I was speaking with one of my close friends (who also happens to be a yoga teacher) yesterday. We were talking about some of the articles we’ve been reading lately, about the complicated and relentless western society we find ourselves living in, and about yoga’s place in all of it.
So much of what we are surrounded with tells us how we should act, what we should look like, what success is (or isn’t), and that contentment is a far-off dream that takes years of hard work and sacrifice to find. In my opinion, it has led to an unrelenting desire for a quick fix, an adrenaline shot of happiness, a quick-fire solution to all of our problems. As a result, we have lost an appreciation for what occurs on the journey to get there. Not only that, we want our journeys to be fast and painless, with little to no disruption occurring in our lives.
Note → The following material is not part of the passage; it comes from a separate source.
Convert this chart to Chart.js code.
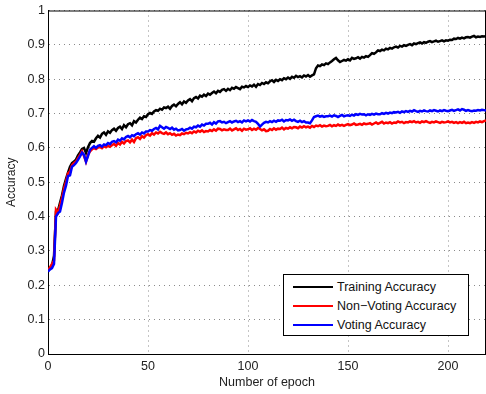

The same can be said for the overall approach to yoga in the west. Coming to North America 1920s, yoga was initially introduced to the masses via a studio in Hollywood set up by Indra Devi (a yoga pioneer for sure). Before this, those who wanted to pursue yoga would most likely have had to travel abroad to find and then study under a teacher. To appeal to our overall desire for a better-looking body, the entry point for many to this practice was via the physical. As time has gone on, our ability to commodify and package yoga as a “quick fix” for body, spirit, and mind has taken off in ways I’m sure the original yogis could never have imagined.
Here’s the catch, yoga isn’t just about the physical practice and it surely isn’t a quick fix. If anything, a deep and intentional practice of yoga will deconstruct and potentially ravage your world as you know it. Through mediation, breath, movement, and philosophical study, we have a tool that will bring deeper levels of awareness, and – as a result – can create a world in which we become seekers, critical thinkers, more empathetic, and in tune with “the-way-things-can-be” as opposed to “the-way-I’ve-always-done-this” or “the-way-things-should-be”.
Enlightenment comes at a price and it is a long path that leads there. It means breaking out of your comfort zone and seeing what lies beyond your boundaries. This is the reality of our practice both on and off the mat. If you are truly invested in exploring these practices, it requires a brave heart and a willingness to delve into the darkness and not just hover where the light is.
The Yoga Sutras touch on this in a variety of ways. They explain the discipline required, the mental clarity and focus needed to truly practice. In fact, yoga only begins once a person has done their preparation. That occurs even before we begin we actual practice of yoga itself! Imagine that!
Consider this the next time you are looking for that easy way out. Yoga is a discipline and one that asks you to work harder, deeper, and with way more heart. In my mind, a yogi is one that is willing to go that extra step…the one courageous enough to stay in it for the long haul. The one who may never achieve balance in Vrksasana (tree pose) but is always ready to give it a try. The one whose mind wanders during meditation, but makes the time to pursue the practice. The one whose breath goes deeper with every inhale and exhale. That is what the journey is all about…trying, striving…and finding grace and ease along the way.